Лев Лунц
Лев Лунц
В рабочей тетради Елизаветы Полонской за 1924 год есть запись о Серапионовых братьях: «Это мои друзья, лучший из них Лунц. Он умер совсем молодым. Он был лучшим из пришедших в русскую литературу еврейских мальчиков. В нем были ирония и смех и острый ум. Но ирония, что у него была, заражала всех. Он весь искрился. Он знал 8 языков. Он любил слово, чувствовал его свежесть и вкус. Мы собирались с ним переводить Бальзака… В годы войны он поддерживал в нас веселье»[1036].
Полонская познакомилась с Лунцем в 1919 году в Студии при «Всемирной литературе». Между ними было 12 лет разницы — в молодые годы это ужасно много, тем не менее, они несомненно симпатизировали друг другу. Стихам Полонской была посвящена 7-я главка статьи Лунца «Новые поэты», в ней поэзия Полонской оценивалась высоко: «Её голос — голос пророка, властный и горький… Только сильный поэт может с такой страстью диктовать законы и обличать неправду», он отмечал, что «благонамеренная критика возмущается этими „кощунственными“ стихами, проглядев в них библейский пафос цельного и непреклонного пророка»[1037].
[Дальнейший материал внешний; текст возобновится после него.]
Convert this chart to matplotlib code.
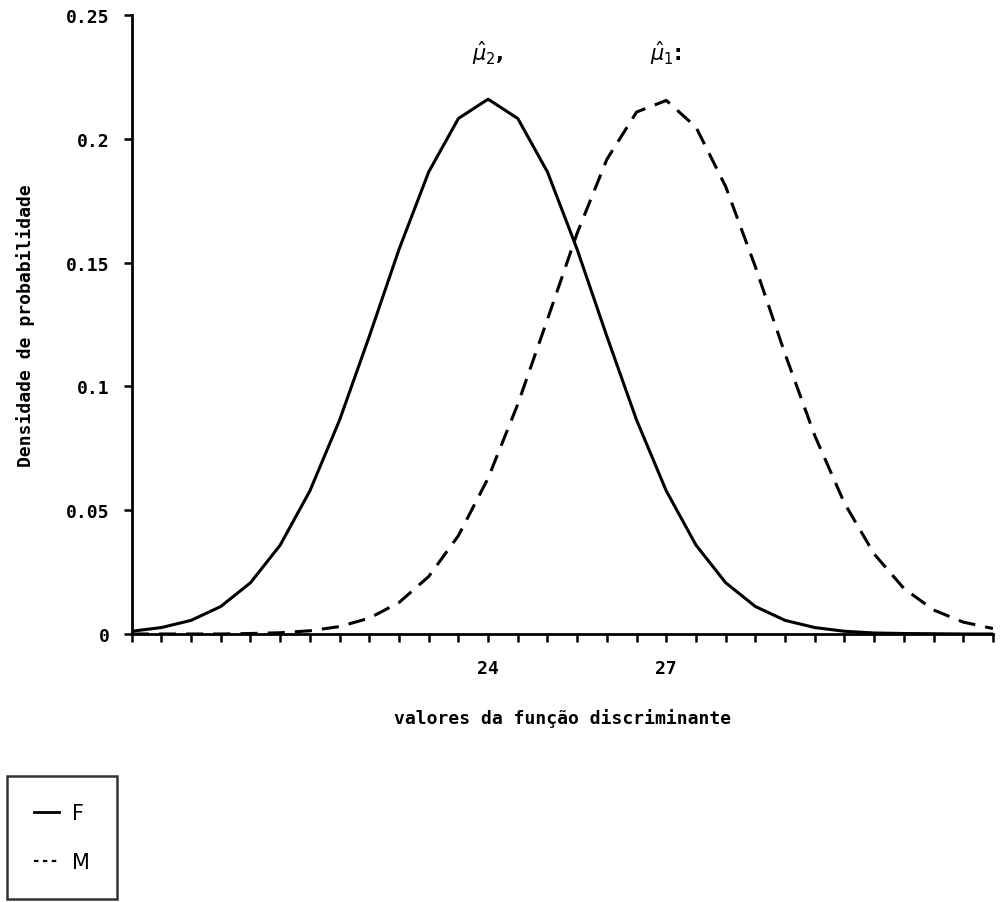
import matplotlib
matplotlib.use('Agg')
import matplotlib.pyplot as plt
from matplotlib.lines import Line2D

# valores da função discriminante (grade de 0.5)
x_vals = [18.0, 18.5, 19.0, 19.5, 20.0, 20.5, 21.0, 21.5, 22.0, 22.5,
          23.0, 23.5, 24.0, 24.5, 25.0, 25.5, 26.0, 26.5, 27.0, 27.5,
          28.0, 28.5, 29.0, 29.5, 30.0, 30.5, 31.0, 31.5, 32.0, 32.5]

# densidade - grupo F (média ~24)
dens_F = [0.0011, 0.0026, 0.0055, 0.0111, 0.0207, 0.0359, 0.0578, 0.0864, 0.1202, 0.1553,
          0.1866, 0.2082, 0.2160, 0.2082, 0.1866, 0.1553, 0.1202, 0.0864, 0.0578, 0.0359,
          0.0207, 0.0111, 0.0055, 0.0026, 0.0011, 0.0004, 0.0002, 0.0001, 0.0000, 0.0000]

# densidade - grupo M (média ~27)
dens_M = [0.0000, 0.0000, 0.0000, 0.0000, 0.0002, 0.0005, 0.0013, 0.0030, 0.0064, 0.0127,
          0.0232, 0.0397, 0.0629, 0.0928, 0.1271, 0.1619, 0.1917, 0.2108, 0.2155, 0.2047,
          0.1807, 0.1483, 0.1131, 0.0801, 0.0528, 0.0323, 0.0184, 0.0097, 0.0048, 0.0022]

y_ticks = [0, 0.05, 0.1, 0.15, 0.2, 0.25]
y_ticklabels = ['0', '0.05', '0.1', '0.15', '0.2', '0.25']
x_labeled = {24.0: '24', 27.0: '27'}
group_names = ['F', 'M']

mono = 'DejaVu Sans Mono'

fig = plt.figure(figsize=(10.03, 9.03), dpi=100)
ax = fig.add_axes([0.1313, 0.2968, 0.8587, 0.6855])

ax.plot(x_vals, dens_F, color='black', lw=2.2)
ax.plot(x_vals, dens_M, color='black', lw=2.2, dashes=(5.6, 3.3))

ax.set_xlim(18, 32.5)
ax.set_ylim(0, 0.25)

for s in ['top', 'right']:
    ax.spines[s].set_visible(False)
for s in ['left', 'bottom']:
    ax.spines[s].set_linewidth(2.0)

ax.set_xticks(x_vals)
ax.set_xticklabels([x_labeled.get(v, '') for v in x_vals],
                   fontfamily=mono, fontweight='bold', fontsize=13)
ax.tick_params(axis='x', direction='out', length=6, width=1.8, pad=12)

ax.set_yticks(y_ticks)
ax.set_yticklabels(y_ticklabels, fontfamily=mono, fontweight='bold', fontsize=13)
ax.tick_params(axis='y', direction='out', length=6, width=1.8, pad=10)

ax.set_xlabel('valores da função discriminante', fontfamily=mono,
              fontweight='bold', fontsize=13, labelpad=22)
ax.set_ylabel('Densidade de probabilidade', fontfamily=mono,
              fontweight='bold', fontsize=13, labelpad=22)

ax.text(24.0, 0.235, r'$\hat{\mu}_{2}$,', ha='center', va='center',
        fontsize=15, fontweight='bold')
ax.text(27.0, 0.235, r'$\hat{\mu}_{1}$:', ha='center', va='center',
        fontsize=15, fontweight='bold')

handles = [Line2D([], [], color='black', lw=2.0),
           Line2D([], [], color='black', lw=1.6, dashes=(2, 2))]
leg = fig.legend(handles, group_names, loc='upper left',
                 bbox_to_anchor=(7 / 1003, 1 - 777 / 903),
                 fontsize=15, frameon=True, fancybox=False,
                 handlelength=1.2, handletextpad=0.6, borderpad=1.3,
                 labelspacing=1.4, borderaxespad=0)
leg.get_frame().set_edgecolor('black')
leg.get_frame().set_linewidth(1.8)

fig.savefig('out.png', dpi=100)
Когда Лунц собирался в Германию на лечение, Полонская написала в Берлин Илье Эренбургу, прося принять участие в судьбе своего молодого друга. 3 июня 1923 года Эренбург, отдыхавший в горах Гарца, ответил ей: «Лунц верно сразу попадет к Ходасевичу и К и его настроят. Ты ему скажи, чтобы он все же разыскал обязательно меня. Кроме тебя и „великой русской литературы“ у меня с ним общая любовь — старая Испания»[1038]. В июле 1923 года Лунц повидался в Берлине с Эренбургом и затем они обменялись письмами. А Полонская написала Лунцу только осенью, и его ответ здесь приводится. 25 ноября 1923 г. Е. Г. послала Лунцу свои Серапионовские «Стансы»[1039], затем, 29 декабря 1923 г. — новое письмо. 1 февраля 1924 г., как и все Серапионы, она приняла участие в большом коллективном послании Лунцу. Следующего письма Полонской, написанного 20 мая 1924 года, Лунц не дождался — 8 мая его не стало. Памяти Льва Лунца Елизавета Григорьевна посвятила стихотворение «Лавочка великолепий» в книге «Упрямый календарь».
Он писем тоненькую связь,
Как жизни связь, лелеял.
Его зарыли, торопясь,
По моде иудеев…
1.
Hamburg, Больница, 10 ноября <1923>.
Высоколюбезная Елизавета Григорьевна!
Твердо помню (к чему, к чему эти терзающие душу воспоминания?!), как летом, на прощальном вечере, некая поэтесса перешла со мной на «ты» к величайшей зависти остальных литераторов. Теперь Вы забыли про Ты[1040]. Я покоряюсь, хотя в душе моей буря.
Милая Елизавета Григорьевна! Я знал, что вы страшная лентяйка, и поэтому на Вас не сердился[1041]. Но Вы хороший друг, и я посылаю Вам мой бедный больной поцелуй. Можете разделить его между Вашей уважаемой мамой, высокоуважаемым сыном и отнюдь не уважаемым братом-эрудитом[1042].
Да, что он, как? Люблю его нежно. Скажите ему, что я написал замечательную пьесу и собираюсь писать еще одну[1043]. Та будет вовсе замечательной. Пусть он тоже мне напишет. Я, конечно, зол за «Вне закона»[1044]. Свиньи! Хотя пьеса идет в Вене, ставит её Martin[1045].
Вы, Елиз<авета> Григ<орьевна>, доктор, а поэтому я, конечно, не буду писать Вам о моей болезни. Советую Вам, впрочем, уже теперь заготовлять мне удостоверение о моей болезни[1046].
Что Ваша бессмертная тетушка?[1047]. Вот по кому тоскую, так тоскую…
Вы пишете про Антона Шварца[1048]. А где Женя? И, вообще, как они живут? Я бы им написал, но адрес!.. Пожалуйста.
Если видите Маршака, то пожалуйста: поцелуйте и скажите, что я прочел, по его совету, сказки Брентано и сошел с ума от восторга[1049]. Ничего подобного не было и не будет. Какие стихи, какие герои и петухи!..
Ваш кузен[1050] здесь подвизается в лучшем театре, но я нигде не был — 5 месяцев лежу в кровати.
А, в общем, люблю, помню.
Целую Лева.
P. S. Правда, что мифический супруг Мариэтты претворился в жизнь?[1051] — Сомнительно.